The tricky thing is, if someone isn’t already a museum person, they’re probably not going to think they need a second visit. Museums need to encourage and incentivize a second visit. Discounted return visits, membership deals, event calendars and programming can help, as can providing support to help people get to the museum. Teach high schoolers how to take public transit to your museum, give school kids tickets to return with their grown-ups, create serial programs that invite people directly to come back.

Once visitors return, they probably already have some memories stashed in some of your galleries. That eighth grade field trip on the steps of the Met. A first date in the giant heart at the Franklin Institute. A childhood play at a day camp at a local nature museum. A visit to a museum is a sensory experience — it’s easy to create strong memories in that context. People like to reflect on themselves and their experiences as much as they do on interesting objects. It helps them feel a personal connection and become invested in a place. Help visitors build their own memory palaces in your museum. When they bring friends, they’ll share the stories that they’re reminded of when they see the objects they’ve seen before, and their friends will have a new connection to the museum, too.

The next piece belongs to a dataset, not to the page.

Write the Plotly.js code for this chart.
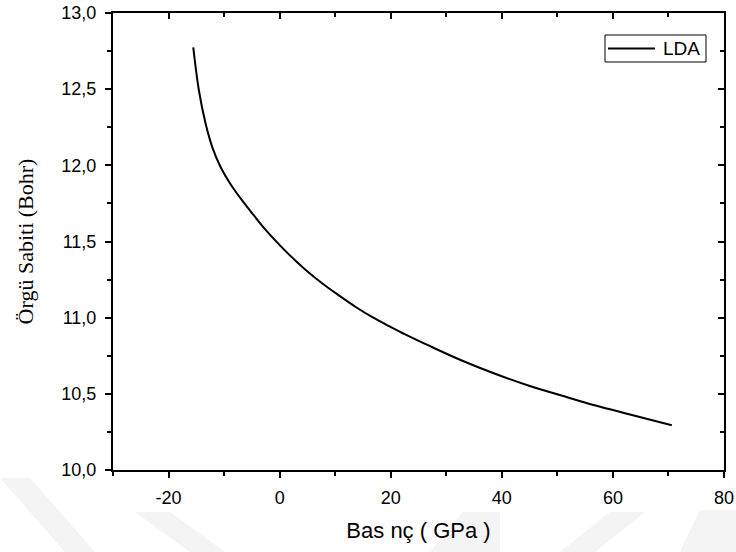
<!DOCTYPE html>
<html>
<head>
<meta charset="utf-8">
<script src="https://cdn.plot.ly/plotly-3.0.1.min.js"></script>
<style>
html,body{margin:0;padding:0;background:#fff;}
#chart{width:736px;height:552px;}
</style>
</head>
<body>
<div id="chart"></div>
<script>
// Pressure (GPa) and lattice constant (Bohr)
const pressure = [-15.55, -14.54, -13.33, -12.13, -10.63, -8.83, -6.72, -4.63, -2.52, 1.7, 4.7, 7.7, 10.7, 13.7, 16.7, 19.7, 22.7, 26.9, 32.9, 38.9, 44.9, 50.9, 56.9, 62.9, 70.6];
const latticeConst = [12.774, 12.493, 12.274, 12.120, 11.989, 11.876, 11.768, 11.671, 11.576, 11.414, 11.313, 11.224, 11.145, 11.070, 11.003, 10.945, 10.889, 10.816, 10.717, 10.630, 10.553, 10.487, 10.423, 10.366, 10.294];
const seriesName = "LDA";
const xTitle = "Bas nç ( GPa )";
const yTitle = "Örgü Sabiti (Bohr)";
const xTickVals = [-20, 0, 20, 40, 60, 80];
const xTickText = ["-20", "0", "20", "40", "60", "80"];

const sans = "Liberation Sans, Arial, sans-serif";
const tickFont = {family: sans, size: 18, color: "#000"};

const traces = [
  {x: pressure, y: latticeConst, type: "scatter", mode: "lines", name: seriesName,
   showlegend: false, line: {color: "#000", width: 2, shape: "spline", smoothing: 1}},
  {x: pressure, y: latticeConst, type: "scatter", mode: "lines", xaxis: "x2", yaxis: "y2",
   showlegend: false, hoverinfo: "skip", opacity: 0, line: {color: "#000", width: 0}}
];

// pixel -> paper helpers for decorative shapes / manual legend
const L = 113, R = 724, T = 13, B = 470;
const px = v => (v - L) / (R - L);
const py = v => (B - v) / (B - T);
const poly = pts => "M" + pts.map(p => px(p[0]).toFixed(4) + "," + py(p[1]).toFixed(4)).join(" L") + " Z";

const wm = "#f4f4f4";
const shapes = [
  {type: "path", xref: "paper", yref: "paper", layer: "below", line: {width: 0}, fillcolor: wm,
   path: poly([[0, 478], [30, 478], [95, 552], [65, 552]])},
  {type: "path", xref: "paper", yref: "paper", layer: "below", line: {width: 0}, fillcolor: wm,
   path: poly([[135, 512], [170, 512], [225, 552], [190, 552]])},
  {type: "path", xref: "paper", yref: "paper", layer: "below", line: {width: 0}, fillcolor: wm,
   path: poly([[463, 512], [500, 512], [500, 552], [430, 552]])},
  {type: "path", xref: "paper", yref: "paper", layer: "below", line: {width: 0}, fillcolor: wm,
   path: poly([[610, 512], [645, 512], [595, 552], [560, 552]])},
  {type: "path", xref: "paper", yref: "paper", layer: "below", line: {width: 0}, fillcolor: wm,
   path: poly([[700, 510], [736, 510], [736, 552], [680, 552]])},
  // legend box and sample line
  {type: "rect", xref: "paper", yref: "paper", x0: px(605), x1: px(706), y0: py(62), y1: py(35),
   line: {color: "#000", width: 1}, fillcolor: "#fff"},
  {type: "line", xref: "paper", yref: "paper", x0: px(608), x1: px(655), y0: py(48.5), y1: py(48.5),
   line: {color: "#000", width: 2}}
];

const annotations = [
  {xref: "paper", yref: "paper", x: px(661), y: py(48.5), xanchor: "left", yanchor: "middle",
   text: seriesName, showarrow: false, font: {family: sans, size: 19, color: "#000"}}
];

const layout = {
  width: 736, height: 552,
  margin: {l: L, r: 736 - R, t: T, b: 552 - B},
  paper_bgcolor: "#fff", plot_bgcolor: "rgba(0,0,0,0)",
  separators: ", ",
  showlegend: false,
  shapes: shapes,
  annotations: annotations,
  xaxis: {range: [-30, 80], tickmode: "array", tickvals: xTickVals, ticktext: xTickText,
          showgrid: false, zeroline: false,
          showline: true, linecolor: "#000", linewidth: 2,
          ticks: "outside", ticklen: 6, tickwidth: 2, tickcolor: "#000",
          minor: {dtick: 10, tick0: 0, ticks: "outside", ticklen: 4, tickwidth: 2, tickcolor: "#000", showgrid: false},
          tickfont: tickFont, ticklabelstandoff: 4,
          title: {text: xTitle, font: {family: sans, size: 22, color: "#000"}, standoff: 16}},
  yaxis: {range: [10, 13], dtick: 0.5, tickformat: ".1f", showgrid: false, zeroline: false,
          showline: true, linecolor: "#000", linewidth: 2,
          ticks: "outside", ticklen: 6, tickwidth: 2, tickcolor: "#000",
          minor: {dtick: 0.25, ticks: "outside", ticklen: 4, tickwidth: 2, tickcolor: "#000", showgrid: false},
          tickfont: tickFont, ticklabelstandoff: 5,
          title: {text: yTitle, font: {family: "Liberation Serif, Times New Roman, serif", size: 22, color: "#000"}, standoff: 22}},
  xaxis2: {overlaying: "x", side: "top", range: [-30, 80], tickmode: "array", tickvals: xTickVals,
           showgrid: false, zeroline: false, showline: true, linecolor: "#000", linewidth: 2,
           ticks: "inside", ticklen: 6, tickwidth: 2, tickcolor: "#000", showticklabels: false,
           minor: {dtick: 10, tick0: 0, ticks: "inside", ticklen: 4, tickwidth: 2, tickcolor: "#000", showgrid: false}},
  yaxis2: {overlaying: "y", side: "right", range: [10, 13], dtick: 0.5,
           showgrid: false, zeroline: false, showline: true, linecolor: "#000", linewidth: 2,
           ticks: "inside", ticklen: 6, tickwidth: 2, tickcolor: "#000", showticklabels: false,
           minor: {dtick: 0.25, ticks: "inside", ticklen: 4, tickwidth: 2, tickcolor: "#000", showgrid: false}}
};

Plotly.newPlot("chart", traces, layout, {staticPlot: true, displayModeBar: false});
</script>
</body>
</html>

Museum professionals are often deeply invested in a collection, in the objects it contains, the value they hold, and the stories they tell – and rightly so. Objects make it into museum collections because they’re important, interesting pieces. For someone without deep knowledge of the field, though, the social – and, yes, nostalgic – reasons for visiting can be just as important as the educational ones. Those social visits inevitably include some learning on the side, which also gets stored away in the museum memory palace, to be unlocked again on the next visit. On that eighth grade field trip to the Met, I didn’t just etch those steps into my memory. That trip was also the first time I learned about the 19th century graffiti on the Temple of Dendur. More recently, I experienced the Temple lit on a Friday night, an image that also comes to mind when I enter the space, even during the day. All of these moments, and the conversations I’ve had with others about them, are part of the memory palace I’ve built within the walls of the Metropolitan Museum of Art. The more I visit, the more memories I have, the more invested I am in my experiences there, and the more I am inspired to learn about the collection. And every in-person visit I make to a physical museum helps to enrich my experience of the collection on each subsequent visit.